**Information shown:**
======

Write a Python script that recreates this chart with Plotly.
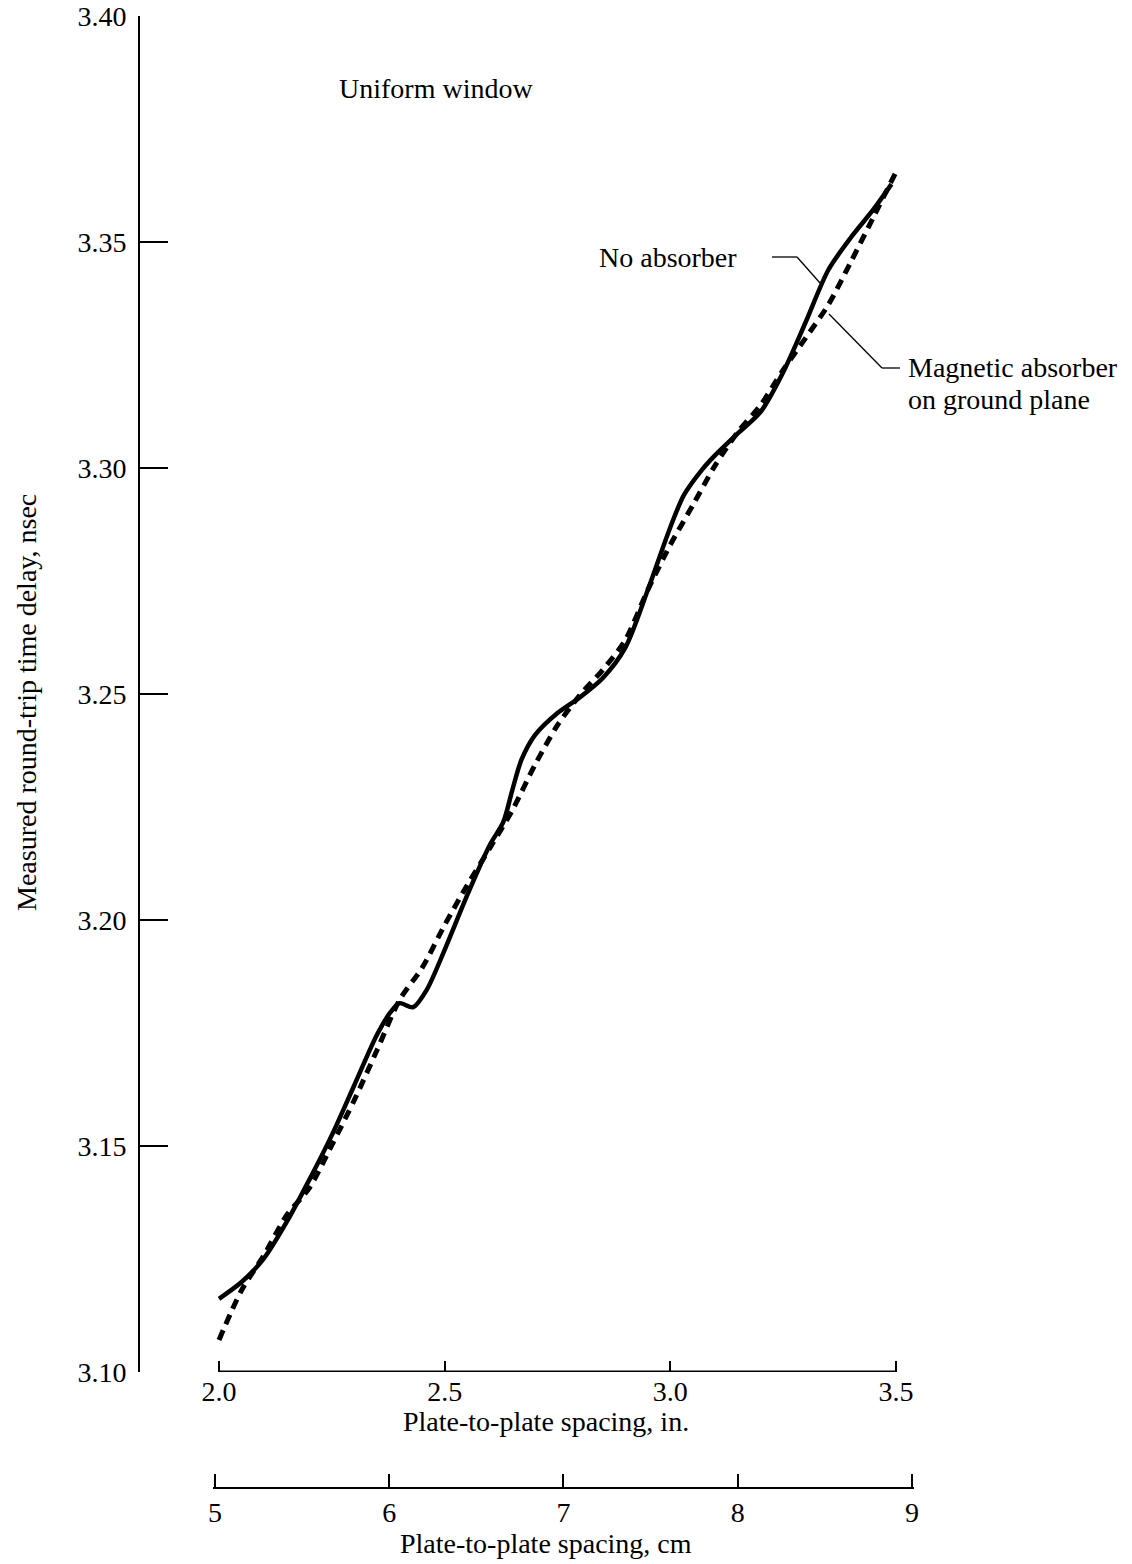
import plotly.graph_objects as go

# ---- data ----
x_in = [2.00, 2.05, 2.10, 2.15, 2.20, 2.25, 2.30, 2.35, 2.38, 2.40, 2.43, 2.46,
        2.50, 2.55, 2.60, 2.63, 2.65, 2.67, 2.70, 2.75, 2.80, 2.85, 2.90, 2.95, 3.00,
        3.03, 3.07, 3.10, 3.15, 3.20, 3.25, 3.30, 3.35, 3.40, 3.45, 3.49]
no_absorber = [3.1162, 3.1199, 3.1252, 3.1332, 3.1425, 3.1524, 3.1635, 3.1746, 3.1796,
               3.1816, 3.1807, 3.1845, 3.1934, 3.2055, 3.2166, 3.2217, 3.2288,
               3.2354, 3.2409, 3.2458, 3.2493, 3.2535, 3.2602, 3.2730, 3.2869, 3.2940,
               3.2996, 3.3029, 3.3077, 3.3124, 3.3212, 3.3323, 3.3438, 3.3510, 3.3572,
               3.3628]

x_mag = [2.00, 2.05, 2.10, 2.15, 2.20, 2.25, 2.30, 2.35, 2.40, 2.45, 2.50, 2.55, 2.60,
         2.65, 2.70, 2.75, 2.80, 2.85, 2.90, 2.95, 3.00, 3.05, 3.10, 3.15, 3.20, 3.25,
         3.30, 3.35, 3.40, 3.45, 3.50]
magnetic = [3.1071, 3.1181, 3.1259, 3.1347, 3.1407, 3.1502, 3.1602, 3.1712, 3.1823,
            3.1894, 3.1989, 3.2077, 3.2159, 3.2243, 3.2343, 3.2431, 3.2498, 3.2553,
            3.2619, 3.2730, 3.2830, 3.2918, 3.3007, 3.3080, 3.3139, 3.3217, 3.3288,
            3.3361, 3.3456, 3.3555, 3.3655]

y_ticks = [3.10, 3.15, 3.20, 3.25, 3.30, 3.35, 3.40]
y_ticklabels = ["3.10", "3.15", "3.20", "3.25", "3.30", "3.35", "3.40"]
in_ticks = [2.0, 2.5, 3.0, 3.5]
in_ticklabels = ["2.0", "2.5", "3.0", "3.5"]
cm_ticks = [5, 6, 7, 8, 9]
cm_ticklabels = ["5", "6", "7", "8", "9"]

# ---- layout geometry (pixels) ----
W, H = 1132, 1564
ML, MR, MT, MB = 140, 212, 16, 77
PW = W - ML - MR
PH = H - MT - MB
X_LEFT_PX, X_20_PX, X_35_PX = 140, 219, 896
PX_PER_IN = (X_35_PX - X_20_PX) / 1.5
x_lo = 2.0 - (X_20_PX - X_LEFT_PX) / PX_PER_IN
x_hi = 2.0 + (W - MR - X_20_PX) / PX_PER_IN
CM_L_PX, CM_R_PX = 215, 912
CM_PAD = 0.01
PX_PER_CM = (CM_R_PX - CM_L_PX) / (cm_ticks[-1] - cm_ticks[0])

def px(xp):
    return (xp - ML) / PW

def py(yp):
    return (H - MB - yp) / PH

FONT = "Liberation Serif, Times New Roman, serif"
FS = 28

fig = go.Figure()
fig.add_trace(go.Scatter(x=x_in, y=no_absorber, mode="lines",
                         line=dict(color="black", width=4.5, shape="spline", smoothing=0.8),
                         showlegend=False, hoverinfo="skip"))
fig.add_trace(go.Scatter(x=x_mag, y=magnetic, mode="lines",
                         line=dict(color="black", width=5, dash="10px,7px", shape="spline", smoothing=0.8),
                         showlegend=False, hoverinfo="skip"))
# carrier for the centimetre scale
fig.add_trace(go.Scatter(x=[cm_ticks[0], cm_ticks[-1]], y=[0, 0], xaxis="x2", yaxis="y2",
                         mode="markers", marker=dict(opacity=0), showlegend=False,
                         hoverinfo="skip"))

tickfont = dict(family=FONT, size=FS, color="black")

fig.update_layout(
    template="none",
    width=W, height=H,
    margin=dict(l=ML, r=MR, t=MT, b=MB, pad=0, autoexpand=False),
    paper_bgcolor="white", plot_bgcolor="white",
    font=dict(family=FONT, size=FS, color="black"),
    xaxis=dict(range=[x_lo, x_hi], domain=[0, 1], anchor="y", automargin=False,
               tickvals=in_ticks, ticktext=in_ticklabels, showline=False,
               ticks="inside", ticklen=11, tickwidth=2, tickcolor="black",
               ticklabelstandoff=0, tickfont=tickfont, showgrid=False, zeroline=False),
    yaxis=dict(range=[3.10, 3.40], domain=[py(1372), 1], anchor="x", automargin=False,
               tickvals=y_ticks, ticktext=y_ticklabels, showline=True, linewidth=2,
               linecolor="black", ticks="inside", ticklen=28, tickwidth=2, tickcolor="black",
               ticklabelstandoff=6, tickfont=tickfont, showgrid=False, zeroline=False),
    xaxis2=dict(range=[cm_ticks[0] - CM_PAD, cm_ticks[-1] + CM_PAD],
                domain=[px(CM_L_PX - CM_PAD * PX_PER_CM), px(CM_R_PX + CM_PAD * PX_PER_CM)],
                anchor="y2", automargin=False,
                tickvals=cm_ticks, ticktext=cm_ticklabels, showline=True, linewidth=2,
                linecolor="black", ticks="inside", ticklen=13, tickwidth=2, tickcolor="black",
                ticklabelstandoff=-1, tickfont=tickfont, showgrid=False, zeroline=False),
    yaxis2=dict(domain=[0, 0.0005], anchor="x2", visible=False, range=[0, 1], automargin=False),
)

# inch axis baseline drawn from 2.0 to 3.5 only
fig.add_shape(type="line", xref="x", yref="y", x0=in_ticks[0], x1=in_ticks[-1],
              y0=y_ticks[0], y1=y_ticks[0], line=dict(color="black", width=3))

ann_font = dict(family=FONT, size=FS, color="black")
annotations = [
    dict(text="Uniform window", x=px(337), y=py(88), xanchor="left", yanchor="middle"),
    dict(text="No absorber", x=px(739), y=py(258), xanchor="right", yanchor="middle"),
    dict(text="Magnetic absorber", x=px(906), y=py(368), xanchor="left", yanchor="middle"),
    dict(text="on ground plane", x=px(906), y=py(400), xanchor="left", yanchor="middle"),
    dict(text="Plate-to-plate spacing, in.", x=px(546), y=py(1421), xanchor="center", yanchor="middle"),
    dict(text="Plate-to-plate spacing, cm", x=px(546), y=py(1543), xanchor="center", yanchor="middle"),
    dict(text="Measured round-trip time delay, nsec", x=px(26), y=py(703), textangle=-90,
         xanchor="center", yanchor="middle"),
]
for a in annotations:
    fig.add_annotation(xref="paper", yref="paper", showarrow=False, font=ann_font, **a)

# leader lines
leaders = [
    [(772, 257), (797, 257), (820, 283)],
    [(900, 368), (882, 368), (829, 314)],
]
for pts in leaders:
    for (x0, y0), (x1, y1) in zip(pts[:-1], pts[1:]):
        fig.add_shape(type="line", xref="paper", yref="paper",
                      x0=px(x0), y0=py(y0), x1=px(x1), y1=py(y1),
                      line=dict(color="black", width=1.3))

fig.write_html("out.html", config={"displayModeBar": False},
               post_script="document.body.style.margin='0';document.body.style.overflow='hidden';")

======

Please repeat exactly the data above from its first line to the line that contains "import plotly.graph_objects as go", inclusive, and leave every picture out.

**Right answer:**
Write a Python script that recreates this chart with Plotly.
import plotly.graph_objects as go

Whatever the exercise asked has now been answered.